§ Task objective: Repeat exactly the lines running from the first line of the data to the line containing "Chart.register(...registerables);", both ends included, and nothing else; drop the pictures.

§ Material:
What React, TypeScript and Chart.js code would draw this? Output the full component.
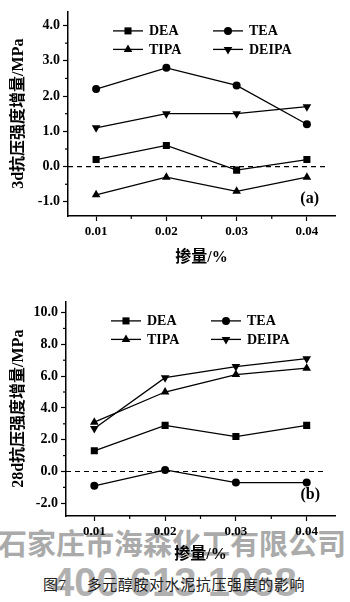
import React, { useEffect, useRef } from 'react';
import { Chart, registerables } from 'chart.js';

Chart.register(...registerables);

// ---------- data ----------
const dosage = [0.01, 0.02, 0.03, 0.04];
const seriesNames = ['DEA', 'TEA', 'TIPA', 'DEIPA'];

// 3d compressive strength increment (MPa)
const dea3d = [0.2, 0.6, -0.1, 0.2];
const tea3d = [2.2, 2.8, 2.3, 1.2];
const tipa3d = [-0.8, -0.3, -0.7, -0.3];
const deipa3d = [1.1, 1.5, 1.5, 1.7];

// 28d compressive strength increment (MPa)
const dea28d = [1.3, 2.9, 2.2, 2.9];
const tea28d = [-0.9, 0.1, -0.7, -0.7];
const tipa28d = [3.1, 5.0, 6.1, 6.5];
const deipa28d = [2.7, 5.9, 6.6, 7.1];

const zeroLineX = [0.006, 0.0428];

const xTitle = '掺量/%';
const yTitle3d = '3d抗压强度增量/MPa';
const yTitle28d = '28d抗压强度增量/MPa';
const panelA = '(a)';
const panelB = '(b)';
const caption = '图7\u3000 多元醇胺对水泥抗压强度的影响';
const watermark1 = '石家庄市海森化工有限公司';
const watermark2 = '400 613 1068';

// ---------- styles ----------
const pointStyles = ['rect', 'circle', 'triangle', 'triangle'];
const pointRotations = [0, 0, 0, 180];
const pointRadii = [5, 4, 5, 5];
const serifFam = "'Liberation Serif', 'Noto Sans CJK SC', serif";
const legendDx = [45, 145];
const legendDy = [19.5, 38];

function drawMarker(ctx: CanvasRenderingContext2D, style: string, rotDeg: number, r: number, x: number, y: number) {
  ctx.beginPath();
  if (style === 'rect') {
    const s = r / Math.SQRT2;
    ctx.rect(x - s, y - s, 2 * s, 2 * s);
  } else if (style === 'circle') {
    ctx.arc(x, y, r, 0, Math.PI * 2);
  } else {
    let rad = (rotDeg * Math.PI) / 180;
    const step = (2 * Math.PI) / 3;
    ctx.moveTo(x + Math.sin(rad) * r, y - Math.cos(rad) * r);
    rad += step;
    ctx.lineTo(x + Math.sin(rad) * r, y - Math.cos(rad) * r);
    rad += step;
    ctx.lineTo(x + Math.sin(rad) * r, y - Math.cos(rad) * r);
    ctx.closePath();
  }
  ctx.fill();
}

const overlayPlugin = {
  id: 'overlay',
  afterDraw(chart: any, _args: any, opts: any) {
    const { ctx, chartArea, scales } = chart;
    ctx.save();
    // minor ticks
    ctx.strokeStyle = '#000';
    ctx.lineWidth = 1.2;
    const xs = scales.x;
    const ys = scales.y;
    const xStep = opts.xMinor;
    for (let k = Math.ceil(xs.min / xStep - 1e-9); k <= Math.floor(xs.max / xStep + 1e-9); k++) {
      if (k % 2 === 0) continue;
      const px = xs.getPixelForValue(k * xStep);
      ctx.beginPath();
      ctx.moveTo(px, chartArea.bottom);
      ctx.lineTo(px, chartArea.bottom + 3);
      ctx.stroke();
    }
    const yStep = opts.yMinor;
    for (let k = Math.ceil(ys.min / yStep - 1e-9); k <= Math.floor(ys.max / yStep + 1e-9); k++) {
      if (Math.abs(k) % 2 === 0) continue;
      const py = ys.getPixelForValue(k * yStep);
      ctx.beginPath();
      ctx.moveTo(chartArea.left, py);
      ctx.lineTo(chartArea.left - 3, py);
      ctx.stroke();
    }
    // legend
    ctx.font = `bold 14px ${serifFam}`;
    ctx.textBaseline = 'middle';
    ctx.textAlign = 'left';
    ctx.fillStyle = '#000';
    for (let i = 0; i < seriesNames.length; i++) {
      const ds = chart.data.datasets[i];
      const x0 = chartArea.left + legendDx[i % 2];
      const y0 = chartArea.top + legendDy[Math.floor(i / 2)];
      ctx.lineWidth = 1.3;
      ctx.beginPath();
      ctx.moveTo(x0, y0);
      ctx.lineTo(x0 + 30, y0);
      ctx.stroke();
      drawMarker(ctx, ds.pointStyle, ds.pointRotation, ds.pointRadius, x0 + 15, y0);
      ctx.fillText(ds.label, x0 + 36, y0 + 0.5);
    }
    // panel label
    ctx.font = `bold 16px ${serifFam}`;
    ctx.textAlign = 'right';
    ctx.fillText(opts.panel, chartArea.right + opts.panelDx, chartArea.bottom + opts.panelDy);
    ctx.restore();
  },
};

type PanelCfg = {
  top: number;
  height: number;
  padTop: number;
  padRight: number;
  yWidth: number;
  xHeight: number;
  yMin: number;
  yMax: number;
  yStep: number;
  yMinor: number;
  yTitle: string;
  xTitlePad: number;
  panel: string;
  panelDx: number;
  panelDy: number;
  values: number[][];
};

function makeConfig(c: PanelCfg): any {
  const datasets: any[] = seriesNames.map((name, i) => ({
    label: name,
    data: dosage.map((x, j) => ({ x, y: c.values[i][j] })),
    borderColor: '#000',
    backgroundColor: '#000',
    borderWidth: 1.3,
    pointStyle: pointStyles[i],
    pointRotation: pointRotations[i],
    pointRadius: pointRadii[i],
    pointBorderWidth: 0,
    tension: 0,
  }));
  datasets.push({
    label: '',
    data: zeroLineX.map((x) => ({ x, y: 0 })),
    borderColor: '#000',
    borderWidth: 1.2,
    borderDash: [5, 4],
    pointRadius: 0,
    tension: 0,
  });
  return {
    type: 'line',
    data: { datasets },
    options: {
      animation: false,
      responsive: false,
      events: [],
      layout: { padding: { top: c.padTop, right: c.padRight, left: 0, bottom: 0 } },
      plugins: {
        legend: { display: false },
        tooltip: { enabled: false },
        overlay: { xMinor: 0.005, yMinor: c.yMinor, panel: c.panel, panelDx: c.panelDx, panelDy: c.panelDy },
      },
      scales: {
        x: {
          type: 'linear',
          min: 0.006,
          max: 0.044,
          afterFit: (s: any) => {
            s.height = c.xHeight;
          },
          ticks: {
            stepSize: 0.01,
            includeBounds: false,
            autoSkip: false,
            maxRotation: 0,
            padding: 3,
            color: '#000',
            font: { family: serifFam, size: 13, weight: 'bold' },
            callback: (v: number) => v.toFixed(2),
          },
          grid: { drawOnChartArea: false, drawTicks: true, tickLength: 5, tickColor: '#000', tickWidth: 1.2 },
          border: { display: true, color: '#000', width: 1.5 },
          title: {
            display: true,
            text: xTitle,
            color: '#000',
            font: { family: serifFam, size: 16, weight: 'bold' },
            padding: { top: 0, bottom: c.xTitlePad },
          },
        },
        y: {
          type: 'linear',
          min: c.yMin,
          max: c.yMax,
          afterFit: (s: any) => {
            s.width = c.yWidth;
          },
          ticks: {
            stepSize: c.yStep,
            includeBounds: false,
            autoSkip: false,
            padding: 3,
            color: '#000',
            font: { family: serifFam, size: 14, weight: 'bold' },
            callback: (v: number) => v.toFixed(1),
          },
          grid: { drawOnChartArea: false, drawTicks: true, tickLength: 5, tickColor: '#000', tickWidth: 1.2 },
          border: { display: true, color: '#000', width: 1.5 },
          title: {
            display: true,
            text: c.yTitle,
            color: '#000',
            font: { family: serifFam, size: 16, weight: 'bold' },
            padding: { top: 9, bottom: 0 },
          },
        },
      },
    },
    plugins: [overlayPlugin],
  };
}

const cfgA: PanelCfg = {
  top: 0,
  height: 270,
  padTop: 5,
  padRight: 15,
  yWidth: 68,
  xHeight: 54,
  yMin: -1.4,
  yMax: 4.4,
  yStep: 1,
  yMinor: 0.5,
  yTitle: yTitle3d,
  xTitlePad: 3,
  panel: panelA,
  panelDx: -16,
  panelDy: -17,
  values: [dea3d, tea3d, tipa3d, deipa3d],
};

const cfgB: PanelCfg = {
  top: 290,
  height: 275,
  padTop: 10,
  padRight: 15,
  yWidth: 66,
  xHeight: 49,
  yMin: -2.8,
  yMax: 10.7,
  yStep: 2,
  yMinor: 1,
  yTitle: yTitle28d,
  xTitlePad: 1,
  panel: panelB,
  panelDx: -15,
  panelDy: -21,
  values: [dea28d, tea28d, tipa28d, deipa28d],
};

function PanelChart({ cfg }: { cfg: PanelCfg }) {
  const ref = useRef<HTMLCanvasElement>(null);
  useEffect(() => {
    const chart = new Chart(ref.current as HTMLCanvasElement, makeConfig(cfg));
    return () => chart.destroy();
  }, [cfg]);
  return (
    <canvas
      ref={ref}
      width={350}
      height={cfg.height}
      style={{ position: 'absolute', left: 0, top: cfg.top, width: 350, height: cfg.height, display: 'block', zIndex: 2 }}
    />
  );
}

export default function App() {
  return (
    <div
      style={{
        position: 'absolute',
        left: 0,
        top: 0,
        width: 350,
        height: 602,
        overflow: 'hidden',
        background: '#fff',
      }}
    >
      <div
        style={{
          position: 'absolute',
          left: -2,
          top: 528,
          whiteSpace: 'nowrap',
          font: "bold 29px 'Noto Sans CJK SC', sans-serif",
          lineHeight: '29px',
          color: '#aaaaaa',
          zIndex: 1,
        }}
      >
        {watermark1}
      </div>
      <div
        style={{
          position: 'absolute',
          left: 52,
          top: 562,
          whiteSpace: 'pre',
          font: "bold 40px 'Liberation Sans', sans-serif",
          lineHeight: '40px',
          color: '#b0b0b0',
          zIndex: 1,
        }}
      >
        {watermark2}
      </div>
      <PanelChart cfg={cfgA} />
      <PanelChart cfg={cfgB} />
      <div
        style={{
          position: 'absolute',
          left: 43,
          top: 577,
          whiteSpace: 'pre',
          font: "15px 'Liberation Serif', 'Noto Sans CJK SC', serif",
          letterSpacing: '0.6px',
          lineHeight: '16px',
          color: '#222',
          zIndex: 3,
        }}
      >
        {caption}
      </div>
    </div>
  );
}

§ Solution to this problem:
What React, TypeScript and Chart.js code would draw this? Output the full component.
import React, { useEffect, useRef } from 'react';
import { Chart, registerables } from 'chart.js';

Chart.register(...registerables);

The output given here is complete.